### What needs to be done
Write out, word for word, every line from the first one through the line that holds "5.0, 4.1, 3.8];", and nothing else; skip the pictures.

### Source excerpt
========

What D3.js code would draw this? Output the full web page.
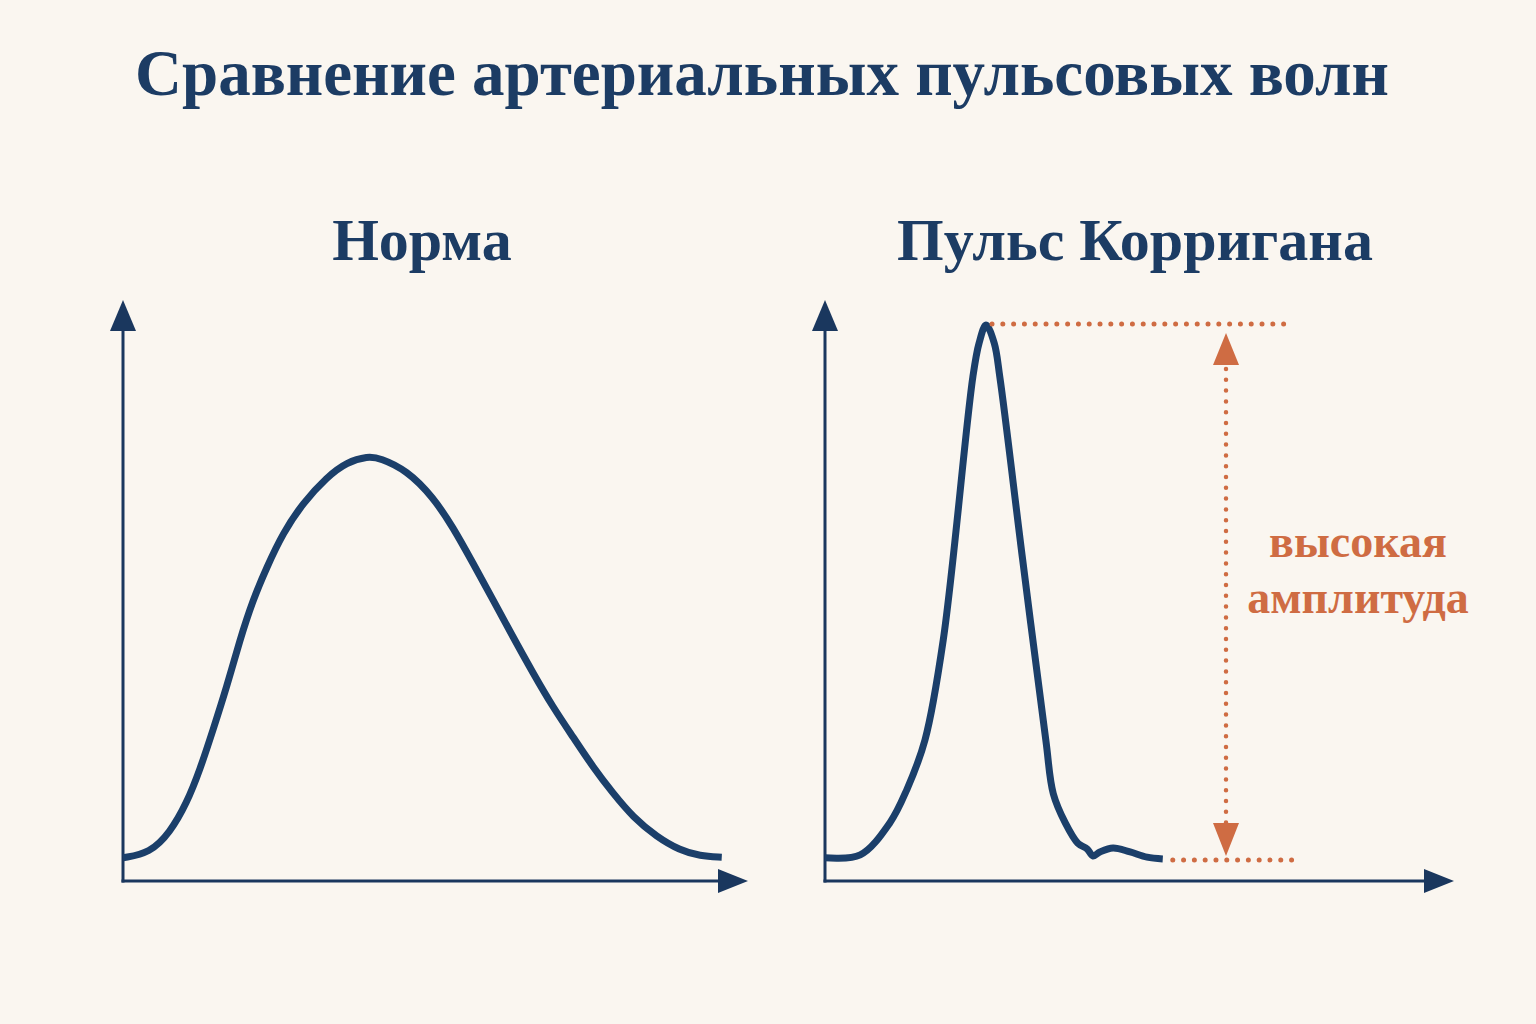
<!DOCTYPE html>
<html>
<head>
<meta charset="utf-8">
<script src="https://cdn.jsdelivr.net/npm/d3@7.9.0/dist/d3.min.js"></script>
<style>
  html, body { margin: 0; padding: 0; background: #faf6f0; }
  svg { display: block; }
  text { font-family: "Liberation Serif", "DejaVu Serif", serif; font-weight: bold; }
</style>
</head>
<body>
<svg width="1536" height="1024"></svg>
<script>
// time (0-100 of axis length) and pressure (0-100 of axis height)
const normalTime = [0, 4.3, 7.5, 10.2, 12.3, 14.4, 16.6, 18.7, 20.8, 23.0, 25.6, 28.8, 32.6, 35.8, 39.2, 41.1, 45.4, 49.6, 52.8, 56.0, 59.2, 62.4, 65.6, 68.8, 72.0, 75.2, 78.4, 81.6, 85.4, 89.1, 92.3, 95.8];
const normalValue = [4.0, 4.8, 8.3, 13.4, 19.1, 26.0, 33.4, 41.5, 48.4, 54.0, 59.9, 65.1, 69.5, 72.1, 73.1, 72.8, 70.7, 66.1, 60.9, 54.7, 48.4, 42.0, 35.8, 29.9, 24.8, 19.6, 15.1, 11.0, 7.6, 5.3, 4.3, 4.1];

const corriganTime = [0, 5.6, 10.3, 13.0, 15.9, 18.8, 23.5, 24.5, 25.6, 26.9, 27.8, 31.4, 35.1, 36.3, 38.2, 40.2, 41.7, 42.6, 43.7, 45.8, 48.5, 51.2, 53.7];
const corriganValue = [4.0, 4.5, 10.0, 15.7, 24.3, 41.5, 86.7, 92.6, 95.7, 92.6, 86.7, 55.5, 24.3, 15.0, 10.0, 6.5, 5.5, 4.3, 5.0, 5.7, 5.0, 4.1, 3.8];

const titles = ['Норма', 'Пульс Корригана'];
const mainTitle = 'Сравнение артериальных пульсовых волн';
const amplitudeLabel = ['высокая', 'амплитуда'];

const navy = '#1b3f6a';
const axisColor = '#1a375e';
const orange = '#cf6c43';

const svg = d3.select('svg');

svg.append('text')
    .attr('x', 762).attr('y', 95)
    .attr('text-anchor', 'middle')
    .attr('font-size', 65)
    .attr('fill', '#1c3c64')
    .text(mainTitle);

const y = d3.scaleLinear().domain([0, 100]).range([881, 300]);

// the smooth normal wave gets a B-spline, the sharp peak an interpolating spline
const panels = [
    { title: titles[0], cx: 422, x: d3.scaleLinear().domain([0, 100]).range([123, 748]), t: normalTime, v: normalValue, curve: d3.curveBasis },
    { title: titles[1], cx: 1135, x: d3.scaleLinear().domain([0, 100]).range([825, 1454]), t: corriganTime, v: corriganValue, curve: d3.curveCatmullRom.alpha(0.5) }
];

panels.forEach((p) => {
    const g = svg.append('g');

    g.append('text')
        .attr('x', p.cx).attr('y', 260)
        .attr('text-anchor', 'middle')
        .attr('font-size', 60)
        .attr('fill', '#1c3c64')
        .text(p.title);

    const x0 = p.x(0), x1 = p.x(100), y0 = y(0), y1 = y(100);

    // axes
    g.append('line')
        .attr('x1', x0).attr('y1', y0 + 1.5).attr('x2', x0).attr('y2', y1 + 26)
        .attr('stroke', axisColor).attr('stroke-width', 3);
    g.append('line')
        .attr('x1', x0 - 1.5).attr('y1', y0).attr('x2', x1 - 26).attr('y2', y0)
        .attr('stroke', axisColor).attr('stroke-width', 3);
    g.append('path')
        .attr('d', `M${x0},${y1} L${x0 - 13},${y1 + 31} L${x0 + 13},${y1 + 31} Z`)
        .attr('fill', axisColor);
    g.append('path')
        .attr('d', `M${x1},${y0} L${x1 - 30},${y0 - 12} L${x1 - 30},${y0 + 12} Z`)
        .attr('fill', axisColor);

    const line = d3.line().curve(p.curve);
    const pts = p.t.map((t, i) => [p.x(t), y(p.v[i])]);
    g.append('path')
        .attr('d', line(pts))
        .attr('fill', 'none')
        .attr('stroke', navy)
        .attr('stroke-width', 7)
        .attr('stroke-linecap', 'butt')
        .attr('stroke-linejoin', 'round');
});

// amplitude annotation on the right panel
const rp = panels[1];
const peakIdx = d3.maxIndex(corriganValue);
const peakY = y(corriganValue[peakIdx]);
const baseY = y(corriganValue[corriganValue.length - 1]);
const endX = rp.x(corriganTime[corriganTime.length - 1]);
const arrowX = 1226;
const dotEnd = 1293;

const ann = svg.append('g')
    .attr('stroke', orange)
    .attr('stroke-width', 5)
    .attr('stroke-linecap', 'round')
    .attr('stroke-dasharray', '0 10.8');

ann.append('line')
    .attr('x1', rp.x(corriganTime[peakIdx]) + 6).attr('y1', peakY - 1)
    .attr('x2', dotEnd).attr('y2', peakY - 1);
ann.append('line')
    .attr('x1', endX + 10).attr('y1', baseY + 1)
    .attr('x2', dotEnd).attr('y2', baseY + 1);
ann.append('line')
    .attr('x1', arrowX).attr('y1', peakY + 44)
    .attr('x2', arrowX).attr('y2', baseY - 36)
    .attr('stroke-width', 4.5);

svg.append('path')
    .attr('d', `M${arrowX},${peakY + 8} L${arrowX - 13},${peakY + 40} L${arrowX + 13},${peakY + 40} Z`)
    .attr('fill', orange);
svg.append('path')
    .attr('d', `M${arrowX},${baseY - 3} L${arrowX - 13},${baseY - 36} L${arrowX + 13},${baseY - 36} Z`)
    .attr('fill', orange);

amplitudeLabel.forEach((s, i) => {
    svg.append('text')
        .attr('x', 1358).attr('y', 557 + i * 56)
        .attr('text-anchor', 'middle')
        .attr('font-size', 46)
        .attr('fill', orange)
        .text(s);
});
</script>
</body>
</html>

========

### Result of the task
What D3.js code would draw this? Output the full web page.
<!DOCTYPE html>
<html>
<head>
<meta charset="utf-8">
<script src="https://cdn.jsdelivr.net/npm/d3@7.9.0/dist/d3.min.js"></script>
<style>
  html, body { margin: 0; padding: 0; background: #faf6f0; }
  svg { display: block; }
  text { font-family: "Liberation Serif", "DejaVu Serif", serif; font-weight: bold; }
</style>
</head>
<body>
<svg width="1536" height="1024"></svg>
<script>
// time (0-100 of axis length) and pressure (0-100 of axis height)
const normalTime = [0, 4.3, 7.5, 10.2, 12.3, 14.4, 16.6, 18.7, 20.8, 23.0, 25.6, 28.8, 32.6, 35.8, 39.2, 41.1, 45.4, 49.6, 52.8, 56.0, 59.2, 62.4, 65.6, 68.8, 72.0, 75.2, 78.4, 81.6, 85.4, 89.1, 92.3, 95.8];
const normalValue = [4.0, 4.8, 8.3, 13.4, 19.1, 26.0, 33.4, 41.5, 48.4, 54.0, 59.9, 65.1, 69.5, 72.1, 73.1, 72.8, 70.7, 66.1, 60.9, 54.7, 48.4, 42.0, 35.8, 29.9, 24.8, 19.6, 15.1, 11.0, 7.6, 5.3, 4.3, 4.1];

const corriganTime = [0, 5.6, 10.3, 13.0, 15.9, 18.8, 23.5, 24.5, 25.6, 26.9, 27.8, 31.4, 35.1, 36.3, 38.2, 40.2, 41.7, 42.6, 43.7, 45.8, 48.5, 51.2, 53.7];
const corriganValue = [4.0, 4.5, 10.0, 15.7, 24.3, 41.5, 86.7, 92.6, 95.7, 92.6, 86.7, 55.5, 24.3, 15.0, 10.0, 6.5, 5.5, 4.3, 5.0, 5.7, 5.0, 4.1, 3.8];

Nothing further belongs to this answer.